• _Task statement_: Taking the data below, please print only the lines from the line holding "What TikZ code" to the line holding "-4.29, -4.98, -5.85]", inclusive, with pictures omitted.

Figure scripts
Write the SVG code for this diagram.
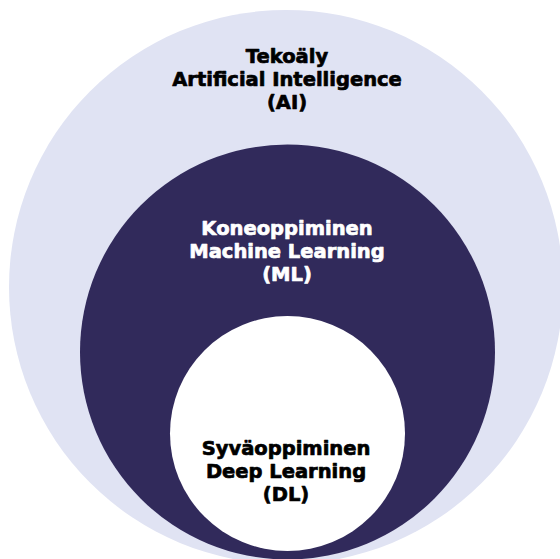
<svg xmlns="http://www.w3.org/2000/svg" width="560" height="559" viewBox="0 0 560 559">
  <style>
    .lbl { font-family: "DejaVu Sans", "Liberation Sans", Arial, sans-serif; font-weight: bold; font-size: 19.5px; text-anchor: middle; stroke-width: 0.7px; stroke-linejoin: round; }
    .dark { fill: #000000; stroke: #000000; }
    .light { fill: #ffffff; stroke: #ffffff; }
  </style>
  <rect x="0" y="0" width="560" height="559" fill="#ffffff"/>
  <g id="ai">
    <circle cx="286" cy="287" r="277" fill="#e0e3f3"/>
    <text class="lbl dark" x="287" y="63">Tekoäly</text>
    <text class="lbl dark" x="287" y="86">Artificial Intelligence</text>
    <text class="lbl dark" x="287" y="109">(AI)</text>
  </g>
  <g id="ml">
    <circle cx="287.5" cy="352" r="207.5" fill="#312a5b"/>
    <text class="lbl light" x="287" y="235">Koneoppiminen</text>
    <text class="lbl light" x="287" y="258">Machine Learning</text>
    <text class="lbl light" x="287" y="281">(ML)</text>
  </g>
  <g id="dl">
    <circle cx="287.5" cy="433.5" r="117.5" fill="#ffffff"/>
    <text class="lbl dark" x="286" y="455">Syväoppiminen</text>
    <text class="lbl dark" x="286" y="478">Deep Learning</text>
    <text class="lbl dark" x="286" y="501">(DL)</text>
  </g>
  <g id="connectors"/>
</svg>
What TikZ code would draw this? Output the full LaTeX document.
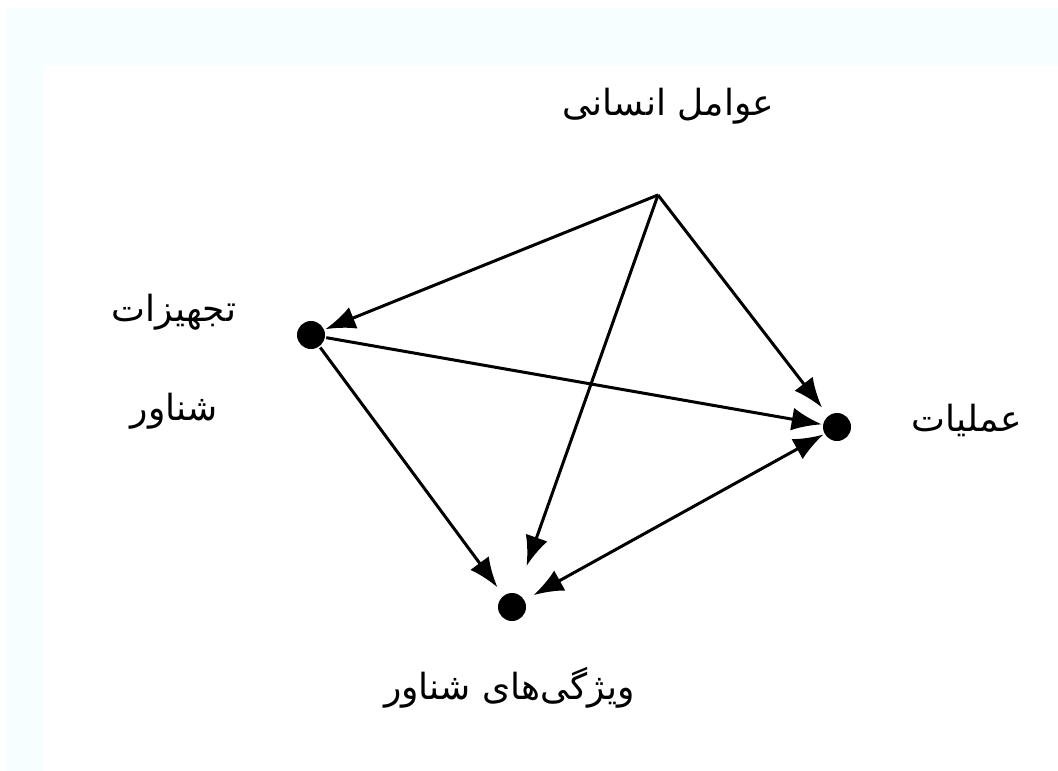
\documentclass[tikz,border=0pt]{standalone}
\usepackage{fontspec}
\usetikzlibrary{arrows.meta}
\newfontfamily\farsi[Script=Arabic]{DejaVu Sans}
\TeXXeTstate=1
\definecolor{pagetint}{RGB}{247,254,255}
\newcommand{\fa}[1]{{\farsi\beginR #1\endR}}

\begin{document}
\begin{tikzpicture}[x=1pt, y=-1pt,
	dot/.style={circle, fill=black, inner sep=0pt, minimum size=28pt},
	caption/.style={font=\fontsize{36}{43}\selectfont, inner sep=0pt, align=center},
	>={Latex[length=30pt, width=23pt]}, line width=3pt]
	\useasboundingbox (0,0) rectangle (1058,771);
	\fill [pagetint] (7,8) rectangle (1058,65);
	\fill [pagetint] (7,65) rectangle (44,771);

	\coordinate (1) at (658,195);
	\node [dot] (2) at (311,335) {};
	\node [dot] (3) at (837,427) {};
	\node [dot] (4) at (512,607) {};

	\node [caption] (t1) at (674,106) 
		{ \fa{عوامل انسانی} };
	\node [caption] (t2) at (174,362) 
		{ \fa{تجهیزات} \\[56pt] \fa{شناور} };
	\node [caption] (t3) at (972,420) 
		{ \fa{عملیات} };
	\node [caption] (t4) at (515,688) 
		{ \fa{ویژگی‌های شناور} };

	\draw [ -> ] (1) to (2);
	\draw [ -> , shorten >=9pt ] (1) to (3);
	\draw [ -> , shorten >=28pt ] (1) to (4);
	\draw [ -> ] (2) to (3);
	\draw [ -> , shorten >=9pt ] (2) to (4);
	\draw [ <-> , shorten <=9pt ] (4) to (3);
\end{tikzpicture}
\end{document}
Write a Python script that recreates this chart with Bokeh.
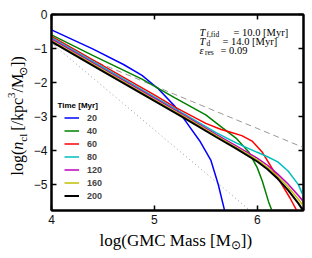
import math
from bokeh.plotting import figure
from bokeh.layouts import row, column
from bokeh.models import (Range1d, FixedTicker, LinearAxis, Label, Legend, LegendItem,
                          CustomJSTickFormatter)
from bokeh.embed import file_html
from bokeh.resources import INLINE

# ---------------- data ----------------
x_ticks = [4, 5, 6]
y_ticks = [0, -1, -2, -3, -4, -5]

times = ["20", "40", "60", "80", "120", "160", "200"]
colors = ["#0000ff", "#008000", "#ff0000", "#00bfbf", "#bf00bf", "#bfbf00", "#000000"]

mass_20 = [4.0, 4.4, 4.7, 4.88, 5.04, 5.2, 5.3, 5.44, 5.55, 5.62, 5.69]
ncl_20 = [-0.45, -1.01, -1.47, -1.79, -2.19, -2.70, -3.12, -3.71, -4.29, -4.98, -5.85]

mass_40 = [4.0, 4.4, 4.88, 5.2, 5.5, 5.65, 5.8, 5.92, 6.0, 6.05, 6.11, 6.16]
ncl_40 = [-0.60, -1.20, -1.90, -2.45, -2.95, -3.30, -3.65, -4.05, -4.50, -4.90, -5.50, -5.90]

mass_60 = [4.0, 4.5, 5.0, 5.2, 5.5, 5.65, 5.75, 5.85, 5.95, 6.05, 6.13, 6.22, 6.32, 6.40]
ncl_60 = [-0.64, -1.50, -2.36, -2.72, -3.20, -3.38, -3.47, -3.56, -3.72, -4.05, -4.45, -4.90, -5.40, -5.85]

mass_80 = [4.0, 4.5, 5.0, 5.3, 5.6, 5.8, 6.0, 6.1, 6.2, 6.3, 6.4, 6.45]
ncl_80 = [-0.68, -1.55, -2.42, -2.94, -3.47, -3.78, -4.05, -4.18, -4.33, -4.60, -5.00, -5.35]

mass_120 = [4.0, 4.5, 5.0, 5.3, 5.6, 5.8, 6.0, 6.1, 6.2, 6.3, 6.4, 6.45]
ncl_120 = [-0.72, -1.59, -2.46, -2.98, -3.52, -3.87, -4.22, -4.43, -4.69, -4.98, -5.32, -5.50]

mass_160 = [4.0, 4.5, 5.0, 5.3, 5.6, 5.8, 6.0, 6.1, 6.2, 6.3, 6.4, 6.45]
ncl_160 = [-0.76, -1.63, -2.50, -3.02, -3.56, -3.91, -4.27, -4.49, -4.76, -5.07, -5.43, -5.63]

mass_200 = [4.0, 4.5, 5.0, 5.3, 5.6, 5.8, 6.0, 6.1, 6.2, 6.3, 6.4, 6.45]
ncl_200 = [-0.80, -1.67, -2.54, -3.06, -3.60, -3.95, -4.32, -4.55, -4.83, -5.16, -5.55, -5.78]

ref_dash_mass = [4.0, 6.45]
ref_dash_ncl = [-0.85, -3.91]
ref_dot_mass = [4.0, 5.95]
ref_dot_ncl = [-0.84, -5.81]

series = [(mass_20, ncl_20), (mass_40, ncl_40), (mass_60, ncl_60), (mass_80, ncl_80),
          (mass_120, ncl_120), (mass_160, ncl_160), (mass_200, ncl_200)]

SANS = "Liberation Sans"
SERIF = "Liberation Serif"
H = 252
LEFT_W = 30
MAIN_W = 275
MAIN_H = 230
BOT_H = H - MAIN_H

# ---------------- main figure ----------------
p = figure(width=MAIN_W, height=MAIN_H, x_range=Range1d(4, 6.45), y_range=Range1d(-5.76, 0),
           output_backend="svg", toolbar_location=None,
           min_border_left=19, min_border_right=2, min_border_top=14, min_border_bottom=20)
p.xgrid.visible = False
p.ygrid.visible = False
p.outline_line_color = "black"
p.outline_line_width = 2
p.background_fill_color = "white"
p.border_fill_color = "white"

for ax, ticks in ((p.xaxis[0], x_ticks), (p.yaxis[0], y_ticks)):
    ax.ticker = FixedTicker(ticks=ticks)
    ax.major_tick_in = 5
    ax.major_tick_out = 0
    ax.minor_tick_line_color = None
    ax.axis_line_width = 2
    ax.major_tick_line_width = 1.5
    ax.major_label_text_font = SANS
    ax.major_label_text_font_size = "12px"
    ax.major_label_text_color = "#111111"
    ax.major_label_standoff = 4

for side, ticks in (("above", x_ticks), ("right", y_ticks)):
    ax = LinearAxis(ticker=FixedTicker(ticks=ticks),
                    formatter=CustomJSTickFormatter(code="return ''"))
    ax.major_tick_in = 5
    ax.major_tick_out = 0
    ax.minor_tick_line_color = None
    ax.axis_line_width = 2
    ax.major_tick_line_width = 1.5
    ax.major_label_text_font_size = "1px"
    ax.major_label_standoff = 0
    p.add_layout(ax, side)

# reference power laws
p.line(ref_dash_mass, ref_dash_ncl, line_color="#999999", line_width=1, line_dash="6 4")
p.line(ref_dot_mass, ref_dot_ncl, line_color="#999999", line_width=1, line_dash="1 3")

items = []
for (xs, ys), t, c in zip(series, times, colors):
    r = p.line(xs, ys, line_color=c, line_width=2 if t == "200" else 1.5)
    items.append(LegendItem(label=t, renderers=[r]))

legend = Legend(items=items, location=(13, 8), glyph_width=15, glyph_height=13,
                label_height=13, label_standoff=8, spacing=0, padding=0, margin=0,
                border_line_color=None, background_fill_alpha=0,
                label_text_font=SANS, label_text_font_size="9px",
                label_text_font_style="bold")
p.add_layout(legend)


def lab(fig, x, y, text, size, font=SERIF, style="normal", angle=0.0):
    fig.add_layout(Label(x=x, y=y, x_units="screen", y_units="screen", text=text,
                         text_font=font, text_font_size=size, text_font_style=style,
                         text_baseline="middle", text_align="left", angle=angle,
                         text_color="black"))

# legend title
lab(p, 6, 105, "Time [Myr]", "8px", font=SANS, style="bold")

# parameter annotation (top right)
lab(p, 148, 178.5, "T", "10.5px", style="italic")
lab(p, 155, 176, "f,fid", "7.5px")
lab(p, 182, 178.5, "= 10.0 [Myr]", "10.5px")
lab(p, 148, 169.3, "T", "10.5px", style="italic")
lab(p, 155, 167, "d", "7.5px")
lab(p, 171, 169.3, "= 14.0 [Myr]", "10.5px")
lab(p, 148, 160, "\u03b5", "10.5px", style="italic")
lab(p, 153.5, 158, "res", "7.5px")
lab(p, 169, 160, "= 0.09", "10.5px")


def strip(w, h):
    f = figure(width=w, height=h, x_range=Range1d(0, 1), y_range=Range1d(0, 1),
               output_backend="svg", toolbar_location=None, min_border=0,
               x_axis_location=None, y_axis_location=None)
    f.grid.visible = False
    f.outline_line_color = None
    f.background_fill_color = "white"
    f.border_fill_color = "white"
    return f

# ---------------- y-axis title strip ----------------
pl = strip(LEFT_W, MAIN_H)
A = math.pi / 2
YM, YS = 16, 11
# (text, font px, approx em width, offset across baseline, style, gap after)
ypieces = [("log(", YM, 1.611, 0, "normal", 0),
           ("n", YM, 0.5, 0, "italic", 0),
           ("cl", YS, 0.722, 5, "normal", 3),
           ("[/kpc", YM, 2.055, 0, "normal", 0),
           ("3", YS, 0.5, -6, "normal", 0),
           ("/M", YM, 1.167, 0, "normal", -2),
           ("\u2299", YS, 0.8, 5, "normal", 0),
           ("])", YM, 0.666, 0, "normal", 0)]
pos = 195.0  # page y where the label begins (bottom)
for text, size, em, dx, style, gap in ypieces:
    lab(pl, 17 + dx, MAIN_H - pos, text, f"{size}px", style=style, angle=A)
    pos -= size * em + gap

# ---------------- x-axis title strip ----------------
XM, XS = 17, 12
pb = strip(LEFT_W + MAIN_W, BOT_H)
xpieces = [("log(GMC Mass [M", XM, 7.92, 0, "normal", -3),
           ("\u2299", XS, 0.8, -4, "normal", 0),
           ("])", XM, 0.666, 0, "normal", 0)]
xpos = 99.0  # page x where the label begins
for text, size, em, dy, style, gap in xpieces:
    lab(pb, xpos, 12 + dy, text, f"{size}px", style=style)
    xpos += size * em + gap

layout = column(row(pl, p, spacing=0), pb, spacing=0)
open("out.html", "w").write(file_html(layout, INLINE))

• _Answer to this problem_:
What TikZ code would draw this? Output the full LaTeX document.
\documentclass[tikz,border=0pt]{standalone}
\usepackage{fontspec}
\usetikzlibrary{arrows.meta}
\newfontfamily\farsi[Script=Arabic]{DejaVu Sans}
\TeXXeTstate=1
\definecolor{pagetint}{RGB}{247,254,255}
\newcommand{\fa}[1]{{\farsi\beginR #1\endR}}

\begin{document}
\begin{tikzpicture}[x=1pt, y=-1pt,
	dot/.style={circle, fill=black, inner sep=0pt, minimum size=28pt},
	caption/.style={font=\fontsize{36}{43}\selectfont, inner sep=0pt, align=center},
	>={Latex[length=30pt, width=23pt]}, line width=3pt]
	\useasboundingbox (0,0) rectangle (1058,771);
	\fill [pagetint] (7,8) rectangle (1058,65);
	\fill [pagetint] (7,65) rectangle (44,771);

	\coordinate (1) at (658,195);
	\node [dot] (2) at (311,335) {};
	\node [dot] (3) at (837,427) {};
	\node [dot] (4) at (512,607) {};

	\node [caption] (t1) at (674,106) 
		{ \fa{عوامل انسانی} };
	\node [caption] (t2) at (174,362) 
		{ \fa{تجهیزات} \\[56pt] \fa{شناور} };
	\node [caption] (t3) at (972,420) 
		{ \fa{عملیات} };
	\node [caption] (t4) at (515,688) 
		{ \fa{ویژگی‌های شناور} };

	\draw [ -> ] (1) to (2);
	\draw [ -> , shorten >=9pt ] (1) to (3);
	\draw [ -> , shorten >=28pt ] (1) to (4);
	\draw [ -> ] (2) to (3);
	\draw [ -> , shorten >=9pt ] (2) to (4);
	\draw [ <-> , shorten <=9pt ] (4) to (3);
\end{tikzpicture}
\end{document}
Write a Python script that recreates this chart with Bokeh.
import math
from bokeh.plotting import figure
from bokeh.layouts import row, column
from bokeh.models import (Range1d, FixedTicker, LinearAxis, Label, Legend, LegendItem,
                          CustomJSTickFormatter)
from bokeh.embed import file_html
from bokeh.resources import INLINE

# ---------------- data ----------------
x_ticks = [4, 5, 6]
y_ticks = [0, -1, -2, -3, -4, -5]

times = ["20", "40", "60", "80", "120", "160", "200"]
colors = ["#0000ff", "#008000", "#ff0000", "#00bfbf", "#bf00bf", "#bfbf00", "#000000"]

mass_20 = [4.0, 4.4, 4.7, 4.88, 5.04, 5.2, 5.3, 5.44, 5.55, 5.62, 5.69]
ncl_20 = [-0.45, -1.01, -1.47, -1.79, -2.19, -2.70, -3.12, -3.71, -4.29, -4.98, -5.85]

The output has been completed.